[Dataset rows]
_ _ _ _ _

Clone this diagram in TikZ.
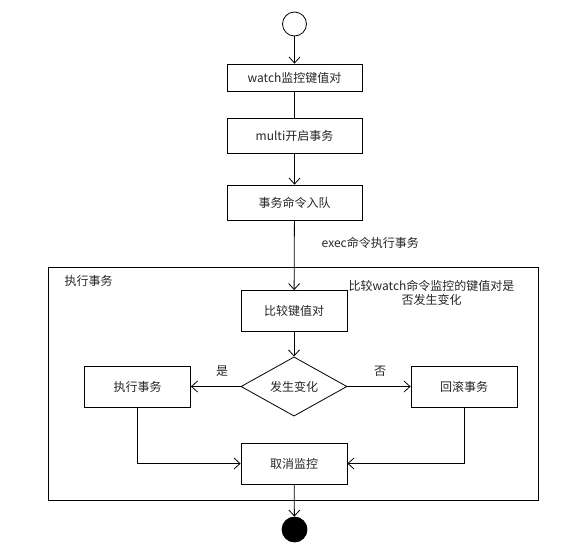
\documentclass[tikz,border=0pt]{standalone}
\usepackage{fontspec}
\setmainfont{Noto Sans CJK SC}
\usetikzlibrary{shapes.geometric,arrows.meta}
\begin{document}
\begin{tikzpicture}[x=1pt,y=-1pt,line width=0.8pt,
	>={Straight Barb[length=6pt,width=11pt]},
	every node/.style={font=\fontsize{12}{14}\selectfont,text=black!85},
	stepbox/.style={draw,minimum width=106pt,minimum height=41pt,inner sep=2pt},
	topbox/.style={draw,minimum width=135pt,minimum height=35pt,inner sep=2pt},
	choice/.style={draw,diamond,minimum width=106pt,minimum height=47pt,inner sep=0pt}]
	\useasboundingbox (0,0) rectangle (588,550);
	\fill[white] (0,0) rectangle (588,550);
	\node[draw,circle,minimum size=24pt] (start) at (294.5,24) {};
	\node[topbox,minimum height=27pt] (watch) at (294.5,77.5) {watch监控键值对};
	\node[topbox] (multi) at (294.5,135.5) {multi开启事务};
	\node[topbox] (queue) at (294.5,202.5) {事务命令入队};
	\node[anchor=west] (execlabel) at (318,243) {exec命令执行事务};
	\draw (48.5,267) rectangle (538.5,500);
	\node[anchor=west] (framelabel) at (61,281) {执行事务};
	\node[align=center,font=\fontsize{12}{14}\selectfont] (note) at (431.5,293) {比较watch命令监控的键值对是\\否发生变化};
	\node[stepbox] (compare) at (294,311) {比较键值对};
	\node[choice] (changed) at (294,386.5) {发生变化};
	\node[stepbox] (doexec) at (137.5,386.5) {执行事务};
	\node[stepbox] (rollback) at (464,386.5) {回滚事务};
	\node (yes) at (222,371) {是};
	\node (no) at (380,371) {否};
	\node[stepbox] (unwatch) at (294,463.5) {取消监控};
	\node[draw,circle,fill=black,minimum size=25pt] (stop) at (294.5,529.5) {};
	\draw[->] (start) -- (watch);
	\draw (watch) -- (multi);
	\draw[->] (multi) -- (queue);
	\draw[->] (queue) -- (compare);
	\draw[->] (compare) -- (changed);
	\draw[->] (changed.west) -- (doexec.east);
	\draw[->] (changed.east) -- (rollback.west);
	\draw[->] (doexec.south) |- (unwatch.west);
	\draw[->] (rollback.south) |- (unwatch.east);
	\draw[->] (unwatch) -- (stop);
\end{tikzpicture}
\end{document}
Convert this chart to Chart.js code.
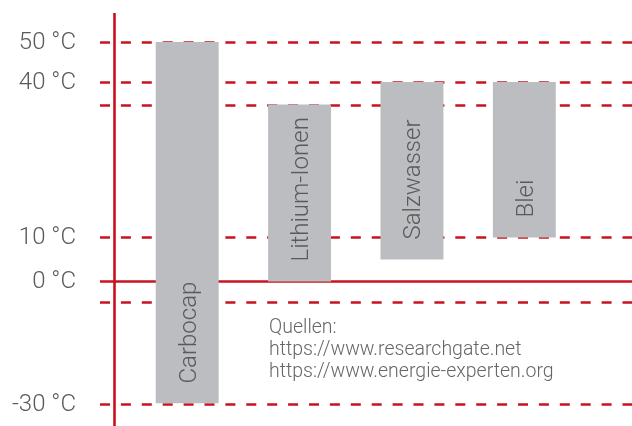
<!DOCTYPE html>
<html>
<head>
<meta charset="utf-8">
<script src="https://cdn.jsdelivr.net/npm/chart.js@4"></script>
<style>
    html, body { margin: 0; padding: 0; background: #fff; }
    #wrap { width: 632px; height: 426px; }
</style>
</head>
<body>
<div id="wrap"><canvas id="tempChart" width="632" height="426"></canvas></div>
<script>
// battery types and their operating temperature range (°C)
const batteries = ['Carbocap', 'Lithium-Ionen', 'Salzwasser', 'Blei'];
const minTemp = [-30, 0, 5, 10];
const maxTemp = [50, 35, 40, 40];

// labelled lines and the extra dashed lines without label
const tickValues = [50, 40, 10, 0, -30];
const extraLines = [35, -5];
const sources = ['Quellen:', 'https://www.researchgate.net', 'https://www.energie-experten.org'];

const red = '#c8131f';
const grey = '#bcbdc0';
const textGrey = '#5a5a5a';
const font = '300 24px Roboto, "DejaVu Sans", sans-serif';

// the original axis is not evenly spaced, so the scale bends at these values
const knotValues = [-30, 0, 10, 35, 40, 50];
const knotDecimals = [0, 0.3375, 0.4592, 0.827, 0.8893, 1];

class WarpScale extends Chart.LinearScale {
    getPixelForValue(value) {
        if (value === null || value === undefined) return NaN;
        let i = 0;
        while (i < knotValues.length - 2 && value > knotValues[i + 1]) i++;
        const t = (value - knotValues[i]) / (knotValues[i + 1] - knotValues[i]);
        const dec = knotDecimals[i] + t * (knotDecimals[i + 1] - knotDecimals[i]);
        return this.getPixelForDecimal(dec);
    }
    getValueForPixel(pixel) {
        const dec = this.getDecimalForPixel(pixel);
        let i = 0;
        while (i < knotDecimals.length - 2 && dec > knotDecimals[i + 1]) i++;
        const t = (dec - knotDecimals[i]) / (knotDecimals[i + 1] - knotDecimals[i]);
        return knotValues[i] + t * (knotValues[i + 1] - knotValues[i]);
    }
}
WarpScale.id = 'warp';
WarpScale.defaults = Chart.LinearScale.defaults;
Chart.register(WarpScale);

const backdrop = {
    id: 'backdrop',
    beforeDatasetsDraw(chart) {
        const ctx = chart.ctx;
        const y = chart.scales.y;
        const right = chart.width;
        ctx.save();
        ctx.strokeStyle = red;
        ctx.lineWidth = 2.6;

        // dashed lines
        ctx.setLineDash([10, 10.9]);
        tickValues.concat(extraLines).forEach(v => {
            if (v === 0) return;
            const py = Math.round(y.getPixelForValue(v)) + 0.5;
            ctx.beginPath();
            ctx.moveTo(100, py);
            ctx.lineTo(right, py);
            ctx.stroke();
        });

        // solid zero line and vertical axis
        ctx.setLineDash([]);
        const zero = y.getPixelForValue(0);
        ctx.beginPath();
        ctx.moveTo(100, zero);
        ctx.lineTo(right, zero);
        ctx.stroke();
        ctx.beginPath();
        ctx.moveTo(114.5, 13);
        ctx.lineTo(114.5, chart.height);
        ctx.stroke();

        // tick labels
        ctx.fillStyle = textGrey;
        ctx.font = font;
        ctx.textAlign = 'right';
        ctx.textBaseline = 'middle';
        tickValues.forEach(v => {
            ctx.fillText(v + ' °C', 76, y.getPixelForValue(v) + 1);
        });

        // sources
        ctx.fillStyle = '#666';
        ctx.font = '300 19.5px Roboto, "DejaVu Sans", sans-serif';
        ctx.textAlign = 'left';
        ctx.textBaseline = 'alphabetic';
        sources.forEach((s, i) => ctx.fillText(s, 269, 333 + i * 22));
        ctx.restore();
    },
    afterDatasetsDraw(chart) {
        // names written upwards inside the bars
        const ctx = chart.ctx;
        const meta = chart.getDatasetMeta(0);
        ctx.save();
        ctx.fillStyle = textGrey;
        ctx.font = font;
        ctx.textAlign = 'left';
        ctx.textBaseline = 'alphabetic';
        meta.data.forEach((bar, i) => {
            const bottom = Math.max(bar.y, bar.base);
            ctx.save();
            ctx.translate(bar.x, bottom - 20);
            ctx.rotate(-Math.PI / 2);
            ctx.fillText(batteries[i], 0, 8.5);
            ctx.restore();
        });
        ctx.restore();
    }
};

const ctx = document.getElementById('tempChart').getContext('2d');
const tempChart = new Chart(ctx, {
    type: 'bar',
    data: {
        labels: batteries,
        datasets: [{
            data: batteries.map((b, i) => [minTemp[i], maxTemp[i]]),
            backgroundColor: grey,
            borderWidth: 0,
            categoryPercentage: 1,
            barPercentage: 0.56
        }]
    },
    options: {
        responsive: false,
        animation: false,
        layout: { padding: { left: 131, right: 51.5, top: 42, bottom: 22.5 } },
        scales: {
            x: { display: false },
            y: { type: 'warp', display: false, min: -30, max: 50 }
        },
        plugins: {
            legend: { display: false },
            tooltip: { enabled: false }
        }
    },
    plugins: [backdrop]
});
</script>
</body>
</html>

_ _ _ _ _

Check each line above for the word "this" and say how many have it, with nothing else.

4